Forgot to mention I’m quite positive about the idea of an income protection scheme, if it’s a way to get out-of-work benefits up to a civilised level.
Denmark operates an opt-in scheme for unemployment benefits, where you pay into a fund run by the trade union responsible for your area of work. The benefits used to last 4 years, but the last government reduced that to 2 as an austerity measure.
Last time I looked the cost was between £50 and £100 a month depending on what sort of cover you wanted, so if such a scheme were to be set up in the UK I think it ought to have some way of subsiding people on low pay who otherwise wouldn’t be able to afford it.
George
Nobody has ever responded to me on this subject when I have asked , how do you get onto a working group? I have experience and knowledge of this area of policy and would have liked to contribute it and would like to in future?!
I respect the staunch criticism of the current awful system , George , and other colleagues make.It needs far more than tinkering, it needs radical reform . The irony of DWP staffed so called job centre advisers, and though some are good , many are terrible, people with few skills often, and fewer reasons to be in the job sometimes, having a job, that involves telling others they must find a job , and punishing them if they do not do as they are told by the self same obviously unsuitable , at times , staff, is hilarious and outrageous !

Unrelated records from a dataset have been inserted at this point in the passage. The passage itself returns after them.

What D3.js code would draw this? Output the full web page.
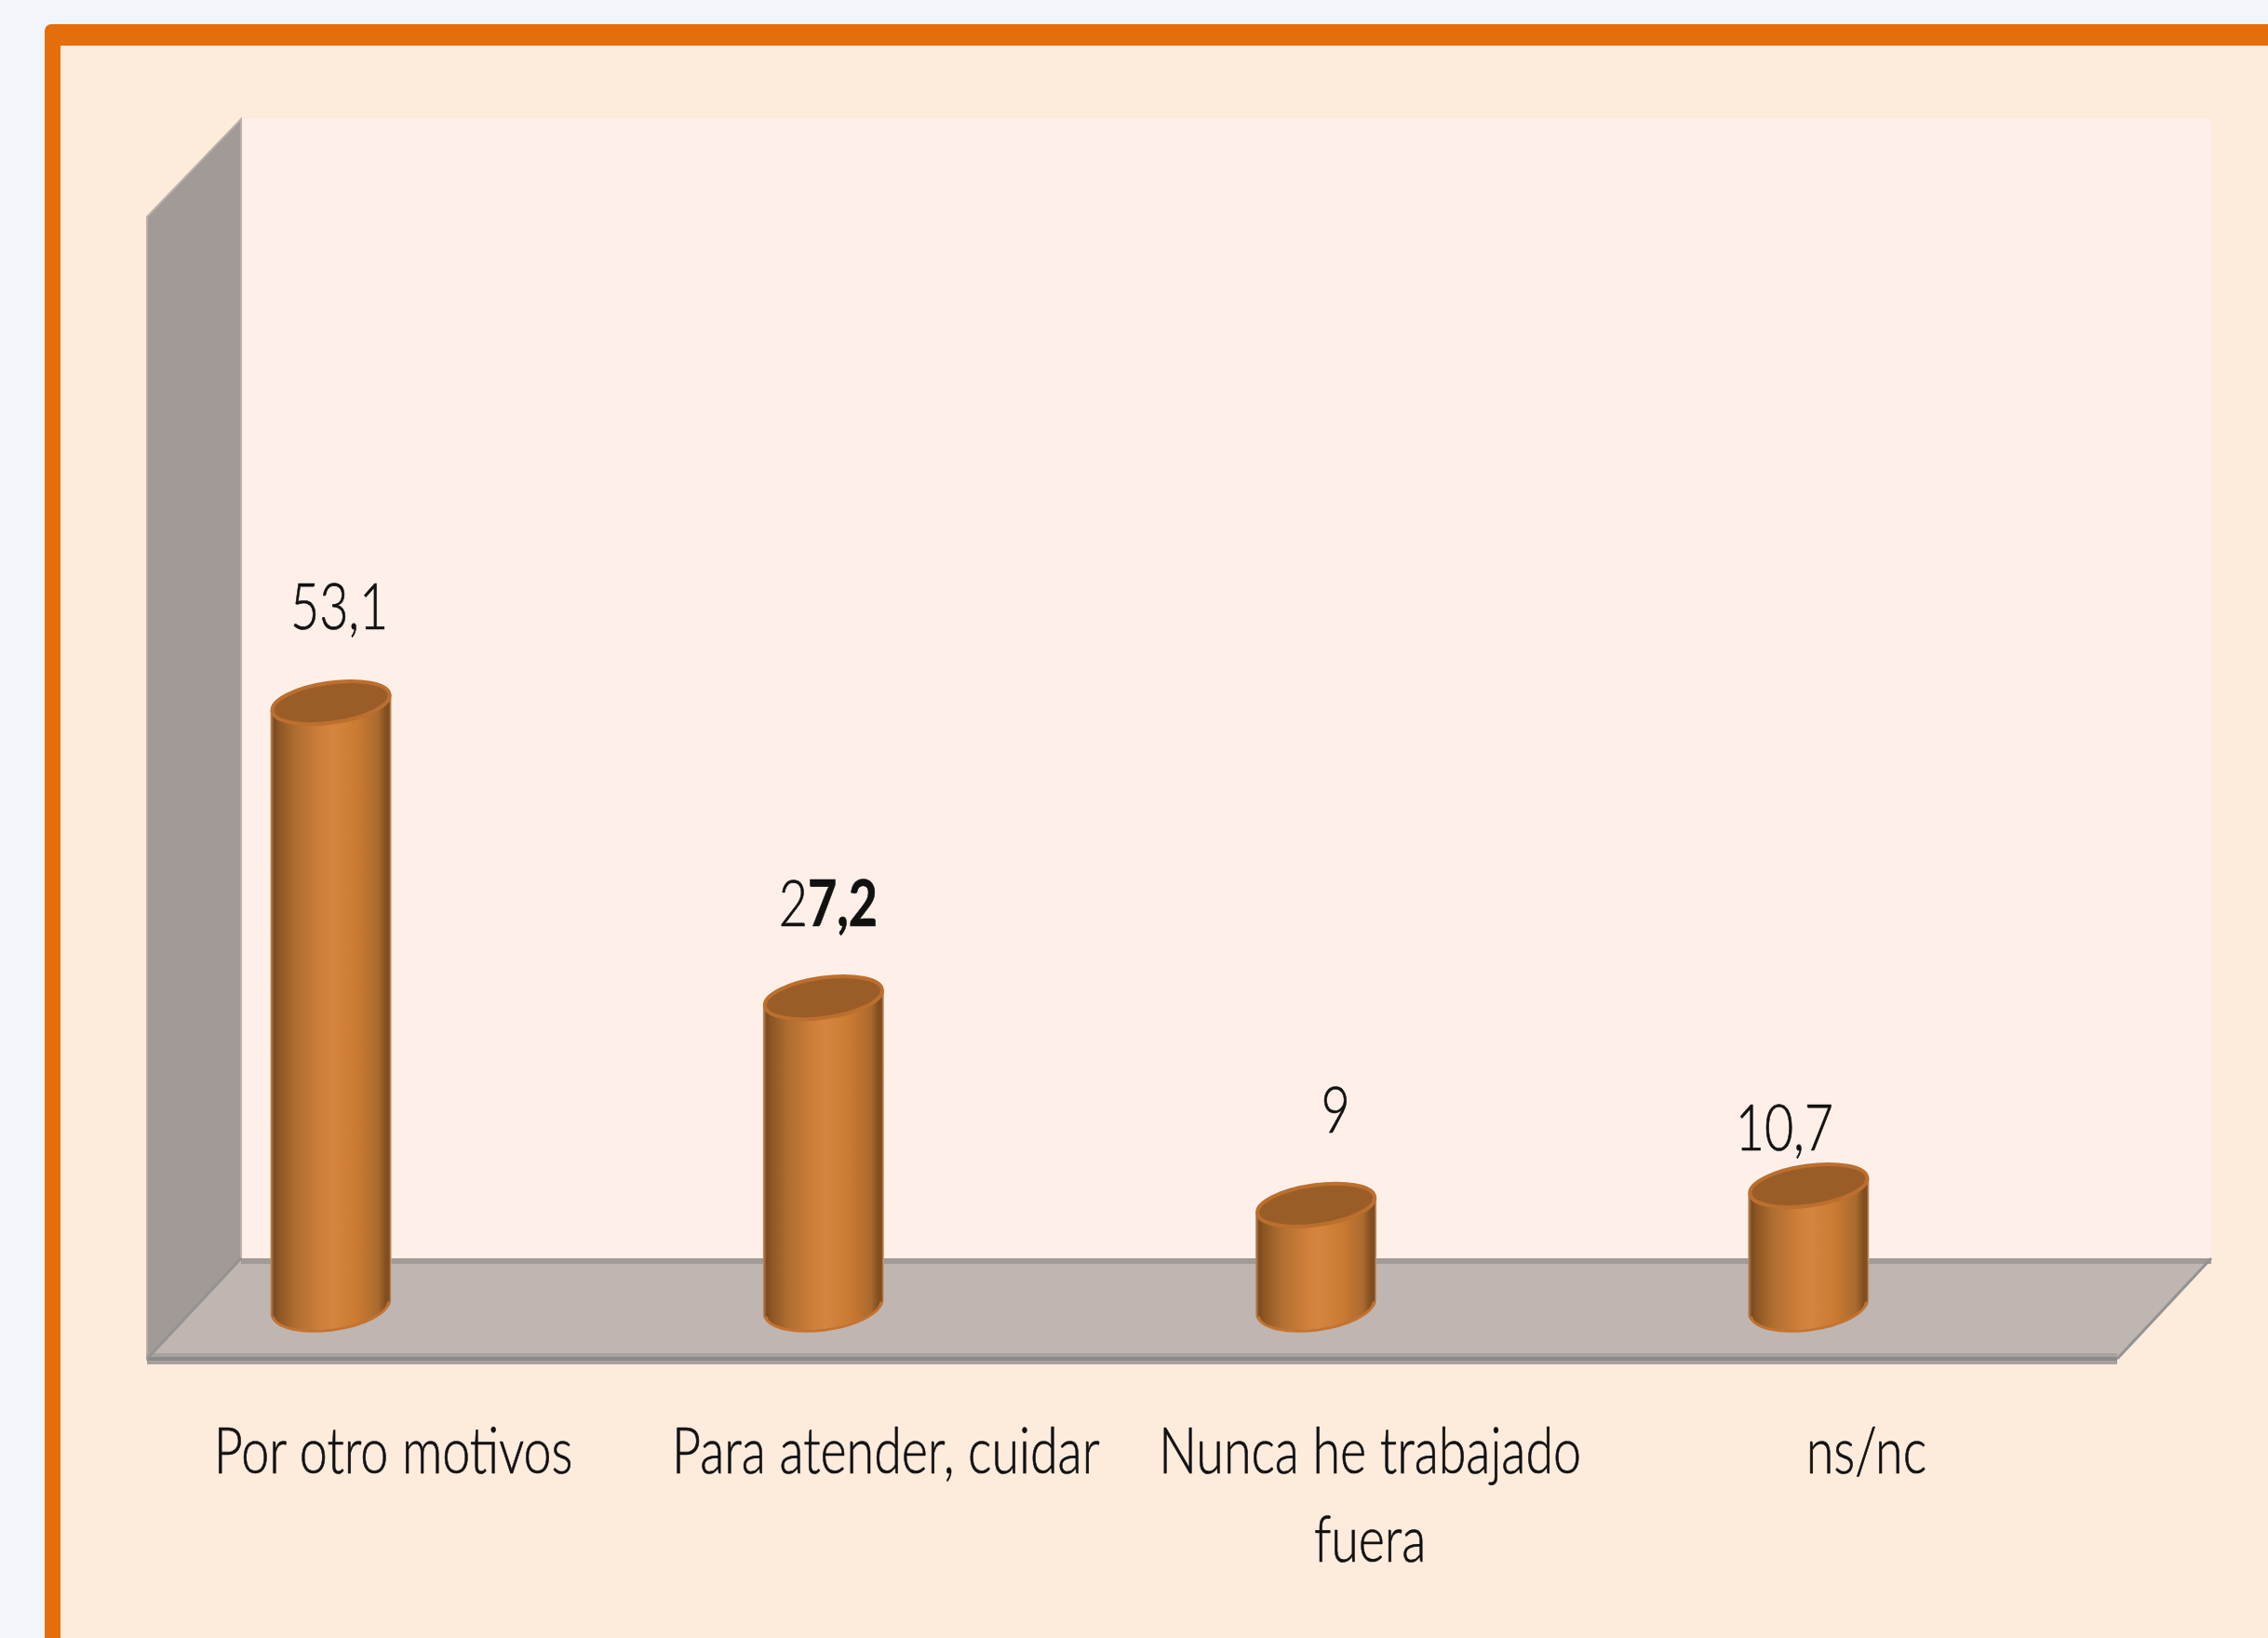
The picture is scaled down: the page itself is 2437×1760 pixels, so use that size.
<!DOCTYPE html>
<html>
<head>
<meta charset="utf-8">
<script src="https://cdn.jsdelivr.net/npm/d3@7"></script>
<style>
  html, body { margin: 0; padding: 0; background: #f2f6fb; overflow: hidden; }
  svg { display: block; }
  text { font-family: Lato, "Open Sans", sans-serif; font-weight: 300; fill: #111; stroke: #111; stroke-width: 0.7px; }
</style>
</head>
<body>
<div id="chart"></div>
<script>
const categories = ['Por otro motivos', 'Para atender, cuidar', 'Nunca he trabajado fuera', 'ns/nc'];
const values = [53.1, 27.2, 9, 10.7];
const valueLabels = ['53,1', '27,2', '9', '10,7'];

const width = 2437, height = 1760;
const svg = d3.select('#chart').append('svg').attr('width', width).attr('height', height);

// frame runs off the right and bottom of the picture
svg.append('rect').attr('x', 48).attr('y', 26).attr('width', 2600).attr('height', 2000).attr('rx', 7).attr('fill', '#e56d0a');
svg.append('rect').attr('x', 65).attr('y', 49).attr('width', 2600).attr('height', 2000).attr('fill', '#fdebdc');

const x = d3.scaleBand().domain(categories).range([158, 2275]);
const y = d3.scaleLinear().domain([0, 100]).range([1405, 181]);

// 3d box, depth measured from the baseline of the bars
const backY = y(0) - 53, frontY = y(0) + 55, topY = y(100) - 53;
const x0 = x.range()[0], x1 = x.range()[1], depthX = 101;

svg.append('rect').attr('x', x0 + depthX).attr('y', topY).attr('width', x1 - x0).attr('height', backY - topY).attr('fill', '#fef0e8');
svg.append('path')
  .attr('d', `M${x0},${topY + 105}L${x0 + depthX},${topY}V${backY}L${x0},${frontY}Z`)
  .attr('fill', '#a29a97').attr('stroke', '#bab0aa').attr('stroke-width', 2);
svg.append('path')
  .attr('d', `M${x0},${frontY}L${x0 + depthX},${backY}H${x1 + depthX}L${x1},${frontY}Z`)
  .attr('fill', '#bfb5b1');
svg.append('rect').attr('x', x0 + depthX).attr('y', backY).attr('width', x1 - x0).attr('height', 6).attr('fill', '#a29a97');
svg.append('rect').attr('x', x0).attr('y', frontY - 6).attr('width', x1 - x0).attr('height', 12).attr('fill', '#a8a19e');
svg.append('rect').attr('x', x0).attr('y', frontY - 2).attr('width', x1 - x0).attr('height', 4).attr('fill', '#8a8a8a');
[[x0, x0 + depthX], [x1, x1 + depthX]].forEach(p => {
  svg.append('line').attr('x1', p[0]).attr('y1', frontY).attr('x2', p[1]).attr('y2', backY)
    .attr('stroke', '#939393').attr('stroke-width', 3);
});

const grad = svg.append('defs').append('linearGradient').attr('id', 'cyl');
[[0, '#c08a5e'], [0.03, '#7b4a1e'], [0.06, '#8a5422'], [0.2, '#ae6d30'], [0.42, '#cf7f39'], [0.52, '#d5853f'],
 [0.72, '#cb7a31'], [0.89, '#aa6a2e'], [0.95, '#825020'], [0.98, '#7f4c20'], [1, '#d8a684']].forEach(s => {
  grad.append('stop').attr('offset', s[0]).attr('stop-color', s[1]);
});

// cylinders: tilted ellipse top and bottom
const rx = 65.6, ry = 23.5, tilt = -8, halfW = 65, tangentY = 8, barShift = -67;
const bars = svg.append('g').selectAll('g').data(categories).enter().append('g')
  .attr('transform', d => `translate(${x(d) + x.bandwidth() / 2 + barShift},0)`);

bars.append('path')
  .attr('d', (d, i) => {
    const t = y(values[i]), b = y(0);
    return `M${-halfW},${t + tangentY}V${b + tangentY}A${rx},${ry} ${tilt} 0 0 ${halfW},${b - tangentY}V${t - tangentY}Z`;
  })
  .attr('fill', 'url(#cyl)');
bars.append('path')
  .attr('d', () => {
    const b = y(0) - 1.5;
    return `M${-halfW + 3},${b + tangentY + 3}A${rx - 3},${ry} ${tilt} 0 0 ${halfW - 3},${b - tangentY + 3}`;
  })
  .attr('fill', 'none').attr('stroke', '#c4732f').attr('stroke-width', 3);
bars.append('ellipse')
  .attr('rx', rx - 2).attr('ry', ry - 2)
  .attr('transform', (d, i) => `translate(0,${y(values[i])}) rotate(${tilt})`)
  .attr('fill', '#9a5d28').attr('stroke', '#bc6f2e').attr('stroke-width', 4);

// value labels sit by hand above each bar in the original
const labelDx = [9, 5, 21, -26], labelDy = [-79, -77, -78, -38];
const squeeze = 0.78;
const valueText = bars.append('text')
  .attr('text-anchor', 'middle')
  .attr('font-size', 69)
  .attr('transform', (d, i) => `translate(${labelDx[i]},${y(values[i]) + labelDy[i]}) scale(${squeeze},1)`);
valueText.each(function(d, i) {
  const t = d3.select(this), s = valueLabels[i];
  if (s === '27,2') {
    t.append('tspan').text(s.slice(0, 1));
    t.append('tspan').attr('font-weight', 700).text(s.slice(1));
  } else {
    t.text(s);
  }
});

// category axis
const axisDx = [0, 0, -9, -5];
const axis = svg.append('g').attr('transform', `translate(0,${frontY})`)
  .call(d3.axisBottom(x).tickSize(0));
axis.select('.domain').remove();
axis.selectAll('text')
  .attr('font-size', 69).attr('fill', '#111').attr('y', 123).attr('dy', 0)
  .attr('transform', (d, i) => `translate(${axisDx[i]},0) scale(${squeeze},1)`)
  .each(function(d) {
    if (d !== 'Nunca he trabajado fuera') return;
    const t = d3.select(this).text(null);
    t.append('tspan').attr('x', 0).text('Nunca he trabajado');
    t.append('tspan').attr('x', 0).attr('dy', 95).text('fuera');
  });
</script>
</body>
</html>
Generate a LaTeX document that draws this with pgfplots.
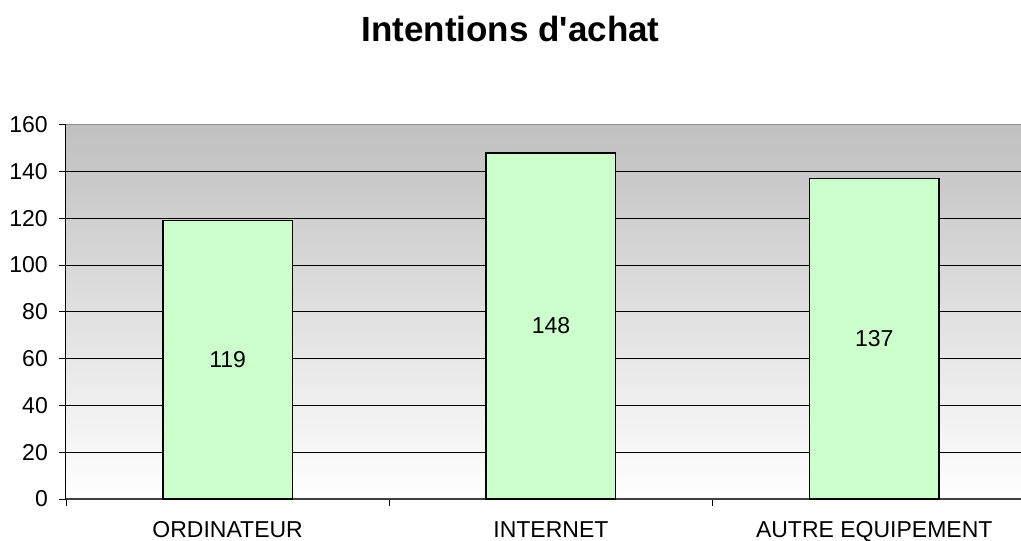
\documentclass[border=0pt]{standalone}
\usepackage{fontspec}
\setmainfont{Liberation Sans}
\newfontfamily\titlefont{Liberation Sans}
\usepackage{pgfplots}
\pgfplotsset{compat=1.18}
\definecolor{barfill}{HTML}{CCFFCC}
\definecolor{bgtop}{HTML}{C0C0C0}
\definecolor{topline}{HTML}{8C8C8C}
\begin{document}
\begin{tikzpicture}[x=1pt,y=1pt]
\useasboundingbox (0,0) rectangle (1021,541);
\node[anchor=base, inner sep=0pt, font=\titlefont\fontsize{35}{40}\selectfont\bfseries] at (510.5,499.3) {Intentions d'achat};
\begin{axis}[
  at={(66pt,42pt)}, anchor=south west,
  scale only axis, width=955pt, height=374.3pt,
  xmin=-0.5, xmax=2.454, ymin=0, ymax=160,
  axis x line*=bottom, axis y line*=left,
  x axis line style={draw=black!75, line width=1.3pt},
  y axis line style={draw=black, line width=1pt},
  ytick={0,20,...,160},
  xtick={0,1,2},
  xticklabels={ORDINATEUR, INTERNET, AUTRE EQUIPEMENT},
  minor xtick={-0.5,0.5,1.5},
  tick align=outside,
  major tick length=7pt,
  minor tick length=7pt,
  major x tick style={draw=none},
  tick style={black, line width=0.9pt},
  ymajorgrids,
  major grid style={black, line width=0.9pt},
  /pgf/number format/assume math mode=true,
  ticklabel style={font=\fontsize{23}{27}\selectfont},
  yticklabel style={inner sep=0pt, xshift=-11pt},
  xticklabel style={inner sep=0pt, yshift=-15pt},
  axis background/.style={shade, top color=bgtop, bottom color=white},
  ybar, bar width=0.4,
  nodes near coords,
  nodes near coords style={font=\fontsize{23}{27}\selectfont, anchor=center, black},
  visualization depends on={rawy \as \rawy},
  every node near coord/.append style={shift={(axis direction cs:0,-\rawy/2)}},
  clip=false,
]
\addplot[fill=barfill, draw=black, line width=1.6pt] coordinates {(0,119) (1,148) (2,137)};
\draw[topline, line width=1.6pt] (rel axis cs:0,1) -- (rel axis cs:1,1);
\end{axis}
\end{tikzpicture}
\end{document}
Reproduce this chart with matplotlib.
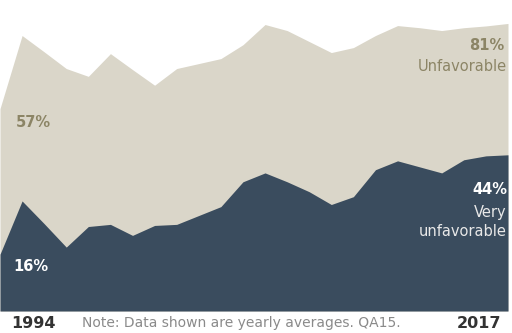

George Potter posted “when the working group (which I was a member of) surveyed party members 56% of them backed Basic Income or Negative Income Tax. Only 24% backed the approach which the policy paper has adopted” on 24th August. It therefore seems strange to me that neither a Basic Income nor Negative Income Tax has been included as an option even if the working group was against it. I do remember in the past working groups presenting options in their papers and in their motions to conference.
@Another Mark
‘“there needs to be some stick as well as carrot.”
No, there doesn’t. That attitude treats people like naughty children who have to be watched over all the time, makes them resentful and anxious and pushes them into performing meaningless activities just so that it looks like they’re doing something.’
I think you’d have a lot of trouble convincing Daily Fail readers that there are not some people milking the system – there do need to be sanctions but the issue is how and when they are appled. I agree with you about the ‘meaningless activities’ – the current system concentrating on number of job applications made and apparently ignoring quality of applications seems useless as far as getting people into sustainable employment is concerned.
‘In addition, the introduction of conditionality to unemployment benefits has had a disastrous effect on the creative industries. People such as musicians and actors, who in the past used a period of being on the dole to develop their talents, now have to spend their time jumping through the DWP’s hoops, unless they’re rich enough already not to need to claim. The person who might have been the next David Bowie is probably stacking shelves on a workfare scheme somewhere.’
Perhaps those who have made a pile in any of the creative industries might reasonably be expected to contribute financial support for potential creative talent – and I suspect that DWP shenanigans are far from the whole story. There will be other obstacles such as fewer venues offering opportunities to musicians to play live etc.